Oh man, a tie.  So I guess it comes down to which movie had the better story!

Test Five: Plot

This one's going to be a lot harder than it looks.  Don't get me wrong, Dredd had the superior overall story.  The problem is that it wasn't a Judge Dredd story.  Well, not one that's really movie-worthy, anyway.  It seemed to be a direct lifting of the movie The Raid: Redemption, only in a bigger building whose floors you're able to skip because of an elevator that only works if you go higher than floor 78 (then how does it get to the floor Dredd is on?)  What would make a good Dredd movie plot?  Well, again, look at the comics.

  • Dredd once had to lead a group of Judges into a Russian mega city to attack it from within with missiles during a war between city states.
  • Dredd once had to locate a child prophesied to "rule in Mega City One's darkest hour," which involved chasing the child's kidnappers (the Angel gang) off-world and across multiple planets
  • Dredd fought zombies and nuked five Mega Cities off the planet to keep more zombies from being made.
  • Dredd met Batman.  FIVE TIMES.
 Like I said, Judge Dredd books can get pretty insane.  Having him lead a rookie on her evaluation is fine, I could get behind that kind of story...but having them fight an over-glorified drug lord with a building full of goons?  That's a John McClane story arc, and not the unstoppable supercop John McClane from every movie after the third one, but the original one who gets tired and has to bandage up his feet.

Judge Dredd, on the other hand, does have a Dredd-worthy plot, but it completely screws it up.  Clones, robots, betrayal, mutants, yeah, those are all part of the Dredd-verse, but it's so full of all of it that it never takes the time to get a plot that makes any sense.  It has more plot holes than I could list in one blog post, and the story relies on "tricks" that make no practical sense, such as restoring the "original" background of a photograph, cause apparently digital photos are like oil paintings, and you can just bring back the stuff that was painted over before.  And I'm not even sure why several Master Chiefs were sent out to arrest Dredd for trial, I thought they'd just send another Judge to shoot him in the face.  GUILTY!

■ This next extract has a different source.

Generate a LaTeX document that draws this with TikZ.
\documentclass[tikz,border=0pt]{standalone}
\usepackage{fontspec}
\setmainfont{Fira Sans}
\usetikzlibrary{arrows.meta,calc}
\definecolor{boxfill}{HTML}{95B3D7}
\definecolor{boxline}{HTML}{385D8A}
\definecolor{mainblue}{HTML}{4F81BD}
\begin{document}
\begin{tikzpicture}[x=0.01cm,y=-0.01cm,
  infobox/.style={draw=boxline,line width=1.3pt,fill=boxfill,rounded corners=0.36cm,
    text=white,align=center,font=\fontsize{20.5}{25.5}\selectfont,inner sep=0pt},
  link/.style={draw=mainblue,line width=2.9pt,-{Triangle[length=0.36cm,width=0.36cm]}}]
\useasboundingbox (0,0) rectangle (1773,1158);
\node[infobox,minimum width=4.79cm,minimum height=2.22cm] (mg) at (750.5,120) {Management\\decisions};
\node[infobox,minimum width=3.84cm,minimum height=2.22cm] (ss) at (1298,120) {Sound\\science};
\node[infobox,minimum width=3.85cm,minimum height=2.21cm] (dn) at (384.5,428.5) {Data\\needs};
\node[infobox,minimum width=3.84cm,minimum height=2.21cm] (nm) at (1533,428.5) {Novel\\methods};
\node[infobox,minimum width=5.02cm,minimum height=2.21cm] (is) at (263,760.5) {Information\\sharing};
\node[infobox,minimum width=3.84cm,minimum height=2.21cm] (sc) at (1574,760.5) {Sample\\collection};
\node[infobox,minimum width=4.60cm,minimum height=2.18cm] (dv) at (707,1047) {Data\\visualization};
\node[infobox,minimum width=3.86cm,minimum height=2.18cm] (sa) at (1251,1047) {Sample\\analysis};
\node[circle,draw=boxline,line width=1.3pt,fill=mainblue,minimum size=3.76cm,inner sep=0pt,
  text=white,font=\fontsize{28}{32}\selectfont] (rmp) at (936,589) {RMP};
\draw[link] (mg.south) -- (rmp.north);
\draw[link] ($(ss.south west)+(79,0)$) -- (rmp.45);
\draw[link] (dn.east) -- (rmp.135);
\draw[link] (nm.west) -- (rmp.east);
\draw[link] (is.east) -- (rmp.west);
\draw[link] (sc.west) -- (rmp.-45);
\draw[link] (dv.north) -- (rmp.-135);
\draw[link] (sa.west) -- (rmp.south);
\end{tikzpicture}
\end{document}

So, what's better, an okay action movie that doesn't really live up to what the character does in his stories, or a movie that has a plot that could be in a Judge Dredd comic, but completely fails on almost every level?

I'm....going to have to give the point to Dredd here, but with severe reservations.  I could see Judge Dredd having to deal with being locked in a giant building as something he'd do on a slow day, and the plot of Judge Dredd makes so little sense it just seems to fly off into its own bizarre pocket of space.  So congratulations, Dredd, but next time let someone have a machine gun arm, or a guy hopped up on super-steroids, or a robot or something.  And hire Jeremy Irons or Christopher Walken next time, they'll ham up any movie for a dollar.

Final Score: Judge Dredd: 2, Dredd 3

So that's it!  Dredd is the superior movie, but by a smaller margin than I initially expected.  It really did win on having a tighter story and a better cast, but when I picture the Judge Dredd setting, I really do envision what they put into the original film, and the villain in Dredd just did not live up to the hype at all.  Judge Dredd deserves a better class of villain than a woman famous for "feminizing" men with her teeth.

...which would also be a terrible, terrible thing to have in any video game adaptations.  "Press X to not get your codpiece chewed through."